=== RECORDS PROVIDED ===

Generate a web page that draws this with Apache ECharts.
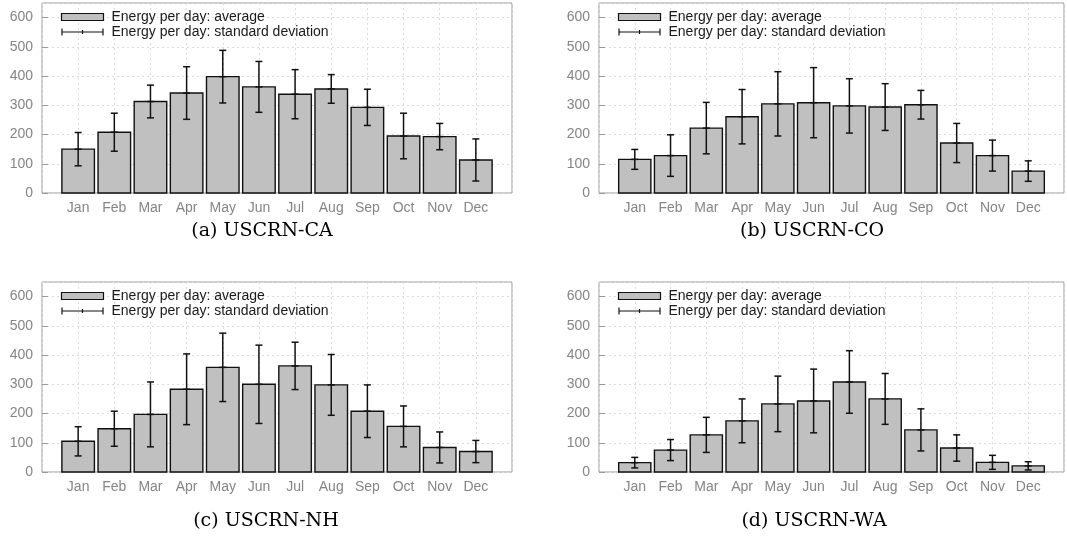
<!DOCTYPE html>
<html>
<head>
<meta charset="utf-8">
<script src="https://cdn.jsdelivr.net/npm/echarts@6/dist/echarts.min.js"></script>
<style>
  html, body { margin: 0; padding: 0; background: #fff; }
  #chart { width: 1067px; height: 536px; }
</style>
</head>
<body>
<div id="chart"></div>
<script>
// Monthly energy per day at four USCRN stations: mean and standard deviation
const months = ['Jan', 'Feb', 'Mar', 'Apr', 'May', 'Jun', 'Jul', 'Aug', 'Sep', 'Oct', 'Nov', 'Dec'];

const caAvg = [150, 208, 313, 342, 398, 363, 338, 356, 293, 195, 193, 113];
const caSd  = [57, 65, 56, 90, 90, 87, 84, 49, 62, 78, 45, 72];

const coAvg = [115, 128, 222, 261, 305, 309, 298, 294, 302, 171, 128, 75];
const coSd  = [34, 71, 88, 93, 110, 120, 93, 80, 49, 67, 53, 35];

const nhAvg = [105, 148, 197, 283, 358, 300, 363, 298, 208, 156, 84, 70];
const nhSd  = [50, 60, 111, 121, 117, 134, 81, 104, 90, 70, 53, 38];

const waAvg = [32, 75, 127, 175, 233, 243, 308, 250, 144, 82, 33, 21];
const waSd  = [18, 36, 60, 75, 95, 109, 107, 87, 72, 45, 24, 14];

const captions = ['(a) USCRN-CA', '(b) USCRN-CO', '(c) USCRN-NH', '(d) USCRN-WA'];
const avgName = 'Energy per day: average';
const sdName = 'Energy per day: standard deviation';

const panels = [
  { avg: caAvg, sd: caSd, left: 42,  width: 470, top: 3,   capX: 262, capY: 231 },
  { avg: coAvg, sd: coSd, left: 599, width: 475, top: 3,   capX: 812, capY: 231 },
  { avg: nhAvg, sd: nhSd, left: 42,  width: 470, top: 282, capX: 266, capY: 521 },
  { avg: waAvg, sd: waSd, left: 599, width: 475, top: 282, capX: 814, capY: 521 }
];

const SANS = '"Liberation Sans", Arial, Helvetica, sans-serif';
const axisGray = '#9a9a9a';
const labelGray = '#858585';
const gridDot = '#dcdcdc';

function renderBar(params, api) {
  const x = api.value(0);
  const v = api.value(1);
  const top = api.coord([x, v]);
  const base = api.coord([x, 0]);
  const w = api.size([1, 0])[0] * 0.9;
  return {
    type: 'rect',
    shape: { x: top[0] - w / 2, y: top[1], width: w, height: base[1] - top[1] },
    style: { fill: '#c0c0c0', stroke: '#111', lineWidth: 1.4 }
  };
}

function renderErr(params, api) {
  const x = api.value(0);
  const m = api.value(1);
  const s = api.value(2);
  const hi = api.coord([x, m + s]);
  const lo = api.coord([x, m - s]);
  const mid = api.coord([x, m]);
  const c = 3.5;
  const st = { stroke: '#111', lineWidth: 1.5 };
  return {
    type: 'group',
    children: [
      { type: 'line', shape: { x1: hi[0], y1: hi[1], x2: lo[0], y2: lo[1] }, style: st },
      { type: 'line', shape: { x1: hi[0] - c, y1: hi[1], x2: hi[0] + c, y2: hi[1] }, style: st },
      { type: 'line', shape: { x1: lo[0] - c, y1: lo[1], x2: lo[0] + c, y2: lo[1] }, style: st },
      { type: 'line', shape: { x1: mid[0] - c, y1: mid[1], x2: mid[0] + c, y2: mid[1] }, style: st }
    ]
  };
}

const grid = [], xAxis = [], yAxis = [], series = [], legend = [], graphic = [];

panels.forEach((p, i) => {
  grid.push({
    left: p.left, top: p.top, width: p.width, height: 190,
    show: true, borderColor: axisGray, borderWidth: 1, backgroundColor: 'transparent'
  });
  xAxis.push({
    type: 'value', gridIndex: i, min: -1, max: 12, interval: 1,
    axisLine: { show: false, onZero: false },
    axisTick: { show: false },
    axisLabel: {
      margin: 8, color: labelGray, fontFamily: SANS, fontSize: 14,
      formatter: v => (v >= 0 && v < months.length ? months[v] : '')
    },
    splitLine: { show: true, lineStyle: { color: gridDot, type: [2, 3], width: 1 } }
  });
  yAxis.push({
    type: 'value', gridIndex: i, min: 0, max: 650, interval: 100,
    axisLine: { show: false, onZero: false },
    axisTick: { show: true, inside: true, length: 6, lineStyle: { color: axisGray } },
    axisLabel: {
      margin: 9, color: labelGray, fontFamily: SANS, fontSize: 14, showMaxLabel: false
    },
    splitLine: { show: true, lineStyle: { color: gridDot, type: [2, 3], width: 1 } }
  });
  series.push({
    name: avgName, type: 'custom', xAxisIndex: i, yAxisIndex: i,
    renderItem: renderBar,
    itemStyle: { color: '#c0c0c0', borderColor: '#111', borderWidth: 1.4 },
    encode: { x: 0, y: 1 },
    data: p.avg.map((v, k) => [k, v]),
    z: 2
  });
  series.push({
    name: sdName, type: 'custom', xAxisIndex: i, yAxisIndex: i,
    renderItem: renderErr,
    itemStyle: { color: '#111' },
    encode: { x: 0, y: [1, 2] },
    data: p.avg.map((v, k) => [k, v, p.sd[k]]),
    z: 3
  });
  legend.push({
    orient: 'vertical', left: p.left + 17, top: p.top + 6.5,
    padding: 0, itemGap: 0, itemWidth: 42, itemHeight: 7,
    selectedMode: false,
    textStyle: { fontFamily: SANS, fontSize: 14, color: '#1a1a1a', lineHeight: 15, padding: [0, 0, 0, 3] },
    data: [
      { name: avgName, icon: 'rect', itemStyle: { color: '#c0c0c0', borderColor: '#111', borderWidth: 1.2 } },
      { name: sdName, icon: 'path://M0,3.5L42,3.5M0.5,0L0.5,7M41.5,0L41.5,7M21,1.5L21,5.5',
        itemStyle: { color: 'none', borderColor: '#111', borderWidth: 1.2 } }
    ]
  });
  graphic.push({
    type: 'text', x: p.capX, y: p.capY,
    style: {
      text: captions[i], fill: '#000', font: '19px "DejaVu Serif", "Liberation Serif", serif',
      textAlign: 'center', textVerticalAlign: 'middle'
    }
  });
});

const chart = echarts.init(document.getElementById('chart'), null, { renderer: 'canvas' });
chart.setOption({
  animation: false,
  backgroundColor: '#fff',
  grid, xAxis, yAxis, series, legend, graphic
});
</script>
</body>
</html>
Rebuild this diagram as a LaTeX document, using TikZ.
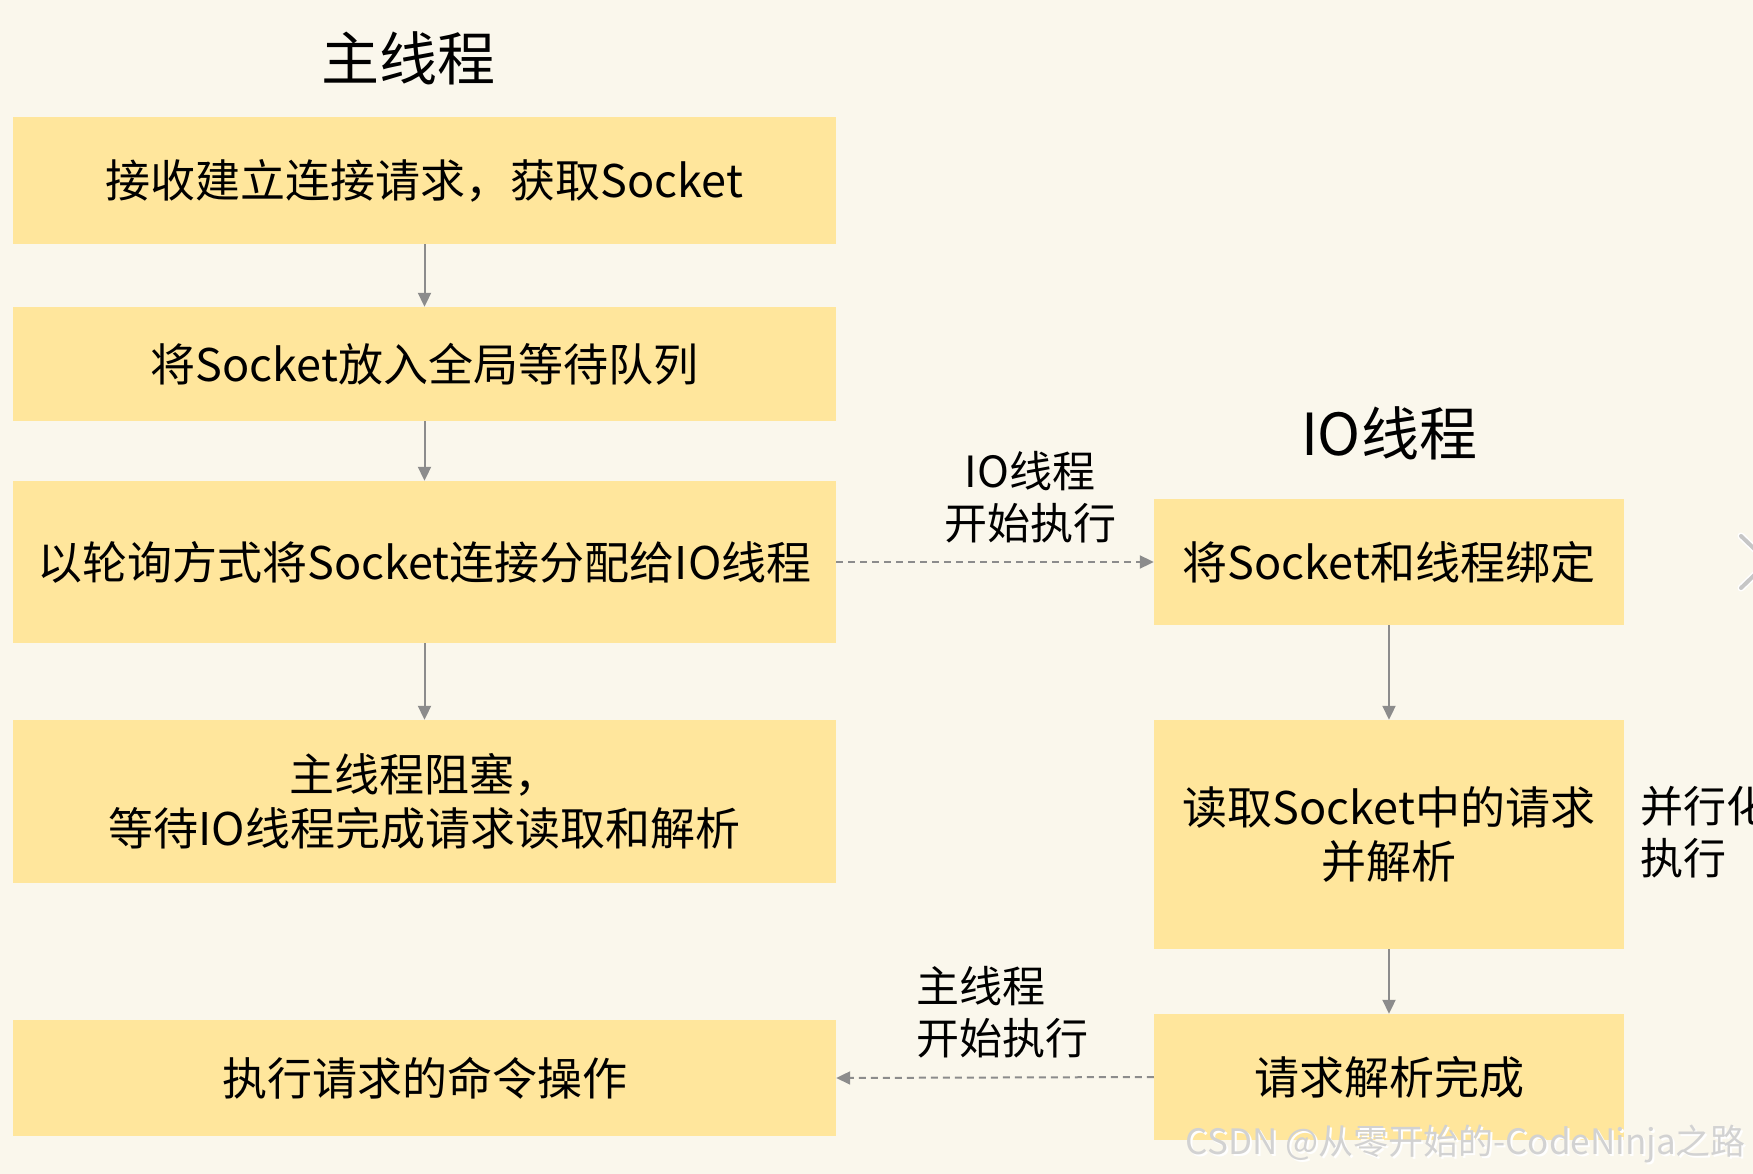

===

▶ **AIM**
Return exactly what appears from the opening line of the material through the line with "67, 53, 35];", apart from the pictures.

▶ **TASK SOLUTION**
Generate a web page that draws this with Apache ECharts.
<!DOCTYPE html>
<html>
<head>
<meta charset="utf-8">
<script src="https://cdn.jsdelivr.net/npm/echarts@6/dist/echarts.min.js"></script>
<style>
  html, body { margin: 0; padding: 0; background: #fff; }
  #chart { width: 1067px; height: 536px; }
</style>
</head>
<body>
<div id="chart"></div>
<script>
// Monthly energy per day at four USCRN stations: mean and standard deviation
const months = ['Jan', 'Feb', 'Mar', 'Apr', 'May', 'Jun', 'Jul', 'Aug', 'Sep', 'Oct', 'Nov', 'Dec'];

const caAvg = [150, 208, 313, 342, 398, 363, 338, 356, 293, 195, 193, 113];
const caSd  = [57, 65, 56, 90, 90, 87, 84, 49, 62, 78, 45, 72];

const coAvg = [115, 128, 222, 261, 305, 309, 298, 294, 302, 171, 128, 75];
const coSd  = [34, 71, 88, 93, 110, 120, 93, 80, 49, 67, 53, 35];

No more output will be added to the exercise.